Anyone that talks about fullness, abundance, healing, manifesting, recovering, potential is a Joel Osteen, Steven Furtick, prosperity‑gospel, blasphemous heretic and deserves to burn in hell.
This is classic black‑and‑white thinking that paints everyone on the outside of your ideology as bad, wrong, unrighteous, “them/they,” etc.. And it doesn’t just apply to Christians; it applies to relativists, oligarchs, and tyrants too.
This is the challenge:
In one way, we’re to be gentle, soft, childlike. Caring for the oppressed. Healing from the past.
On another level, life does get hard. We embrace the challenge that comes around as a sort of purifying—pain can push you into potential and purpose—but this only works if you are coming from a place of true abundance and wholeness.
If you just say, “My suffering is God’s way of improving me”
or “Oh I’m whole, I’m perfect, I’m infinite, but they screwed me so I can’t do X”
both are fucking wrong.
Both perspectives miss the bigger picture.
You have to embrace the full spectrum.
We have the tendency to attach to our traumas.
We get comfortable with the same problems.
We think the problem is who we are, or the problem is who they are, and we leave it there, instead of integrating perception into a whole working framework.
You can keep rehearsing the same wound, or you can start rehearsing a new identity. Pick one. Run it for 30 days. See who you become.

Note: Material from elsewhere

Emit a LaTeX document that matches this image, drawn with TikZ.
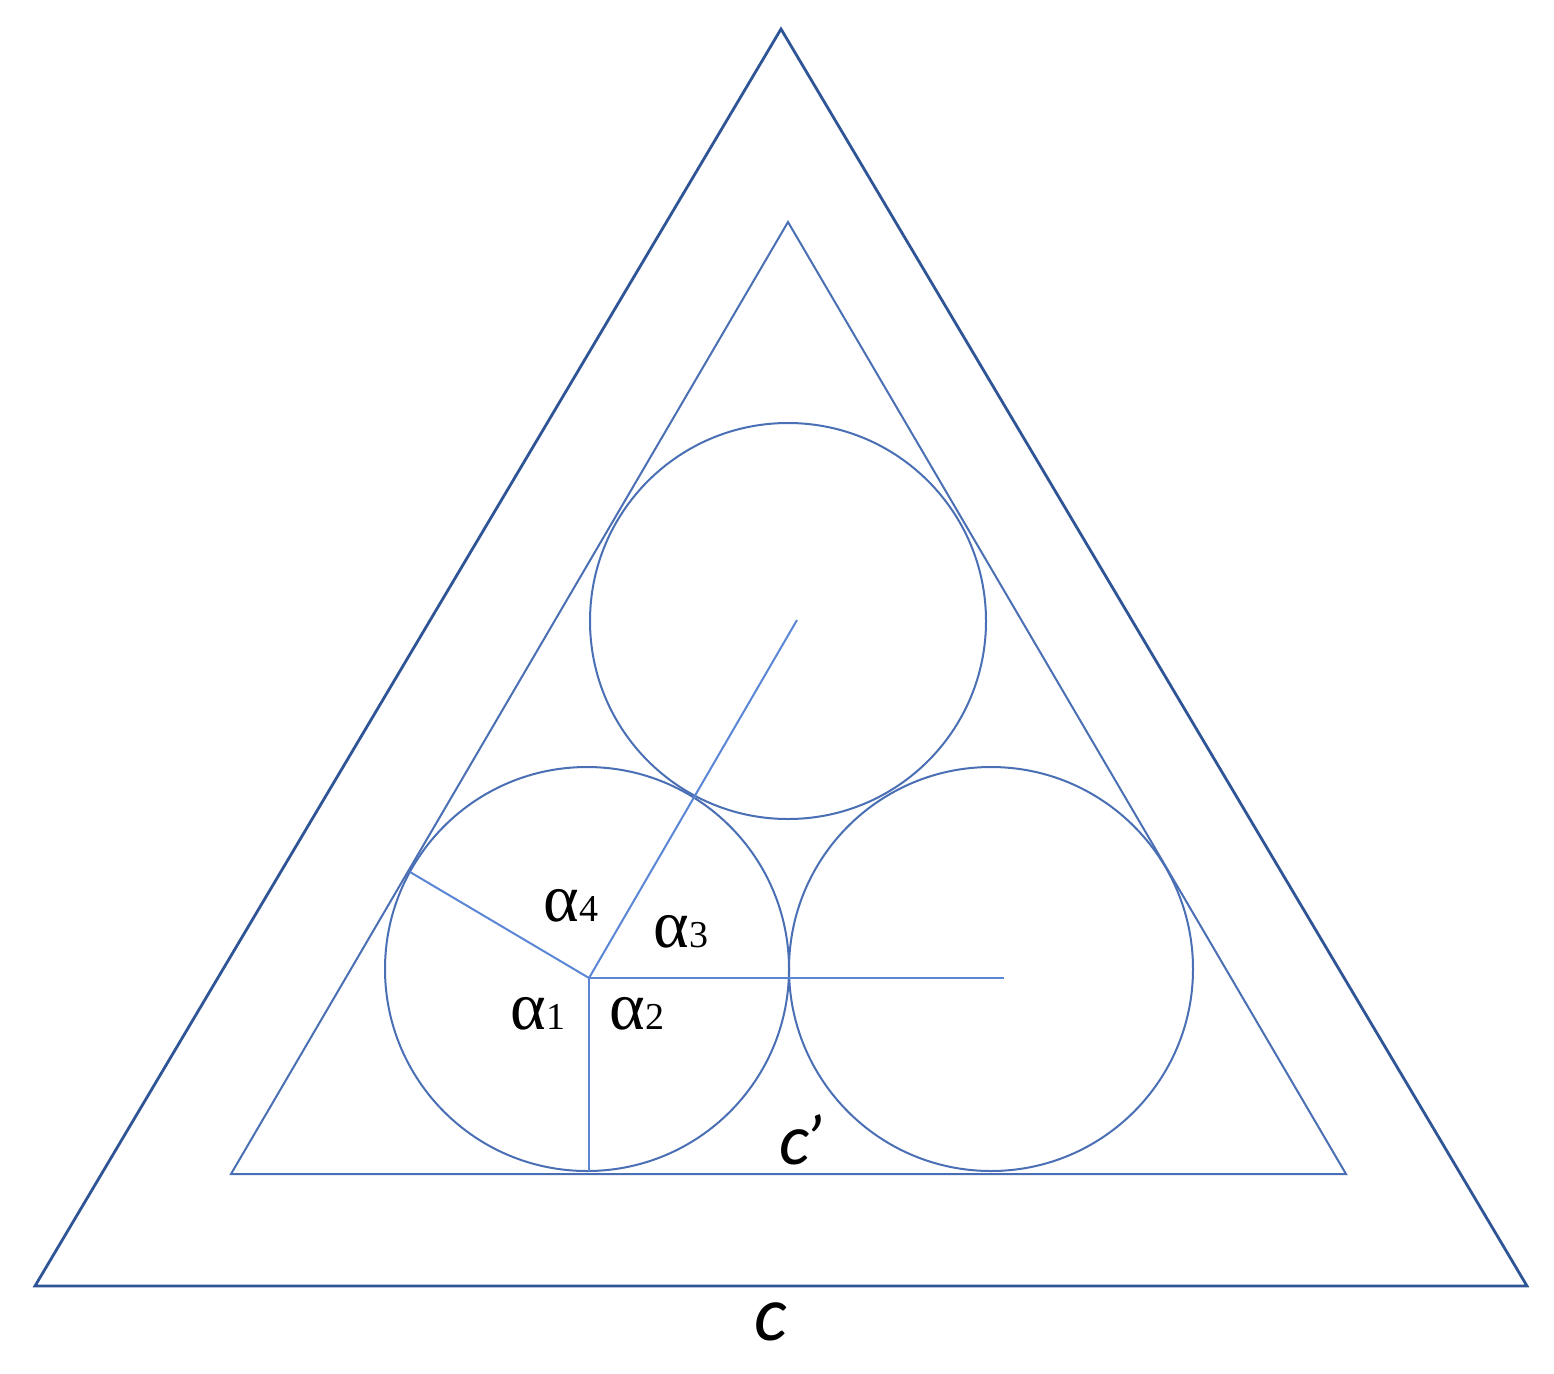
\documentclass[tikz,border=0pt]{standalone}
\usepackage{fontspec}
\setmainfont{Carlito}
\newfontfamily\greekf{Liberation Serif}
\definecolor{outerblue}{HTML}{2F5597}
\definecolor{innerblue}{HTML}{4A6FB5}
\definecolor{rayblue}{HTML}{5B86D6}
\newcommand{\alab}[1]{{\greekf\fontsize{68}{68}\selectfont α\kern1pt\fontsize{38}{38}\selectfont #1}}
\begin{document}
\begin{tikzpicture}[x=1pt,y=-1pt,
  outertri/.style={draw=outerblue,line width=2.8pt,line join=miter},
  innertri/.style={draw=innerblue,line width=2pt,line join=miter},
  ring/.style={draw=innerblue,line width=2pt},
  ray/.style={draw=rayblue,line width=2pt},
  anglelbl/.style={inner sep=0pt},
  sidelbl/.style={inner sep=0pt,font=\fontsize{78}{78}\selectfont\itshape}]
\useasboundingbox (0,0) rectangle (1554,1373);
\fill[white] (0,0) rectangle (1554,1373);
% outer triangle
\coordinate (OA) at (781,29);
\coordinate (OL) at (35,1286);
\coordinate (OR) at (1527,1286);
\draw[outertri] (OA) -- (OL) -- (OR) -- cycle;
% inner triangle
\coordinate (IA) at (788,222);
\coordinate (IL) at (231,1174);
\coordinate (IR) at (1346,1174);
\draw[innertri] (IA) -- (IL) -- (IR) -- cycle;
% circles
\node[ring,circle,minimum size=404pt,inner sep=0pt] (cl) at (587,969) {};
\node[ring,circle,minimum size=404pt,inner sep=0pt] (cr) at (991,969) {};
\node[ring,circle,minimum size=396pt,inner sep=0pt] (ct) at (788,621) {};
% rays
\coordinate (P) at (589,978);
\coordinate (Ptop) at (797,620);
\coordinate (Pright) at (1004,978);
\coordinate (Pleft) at (410,872);
\coordinate (Pdown) at (589,1171);
\draw[ray] (Pleft) -- (P) -- (Ptop);
\draw[ray] (P) -- (Pright);
\draw[ray] (P) -- (Pdown);
% angle labels
\node[anglelbl] (a4) at (571,906) {\alab{4}};
\node[anglelbl] (a3) at (681,932) {\alab{3}};
\node[anglelbl] (a1) at (538,1014) {\alab{1}};
\node[anglelbl] (a2) at (637,1014) {\alab{2}};
% side labels
\node[sidelbl,font=\fontsize{72}{72}\selectfont\itshape] (cp) at (801,1140) {c\kern-5pt’};
\node[sidelbl] (c) at (771,1322) {c};
\end{tikzpicture}
\end{document}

If you’re serious about this, don’t just nod along. Take ten minutes after you read this. Write the old program you’re done with. Write the new one you’re choosing. Then live today as if it’s already installed.
Remember, your mind is ridiculously powerful. Look at history. Look at sports. Look around you. Look within. But look at healing and abundance, not just survival and score‑keeping.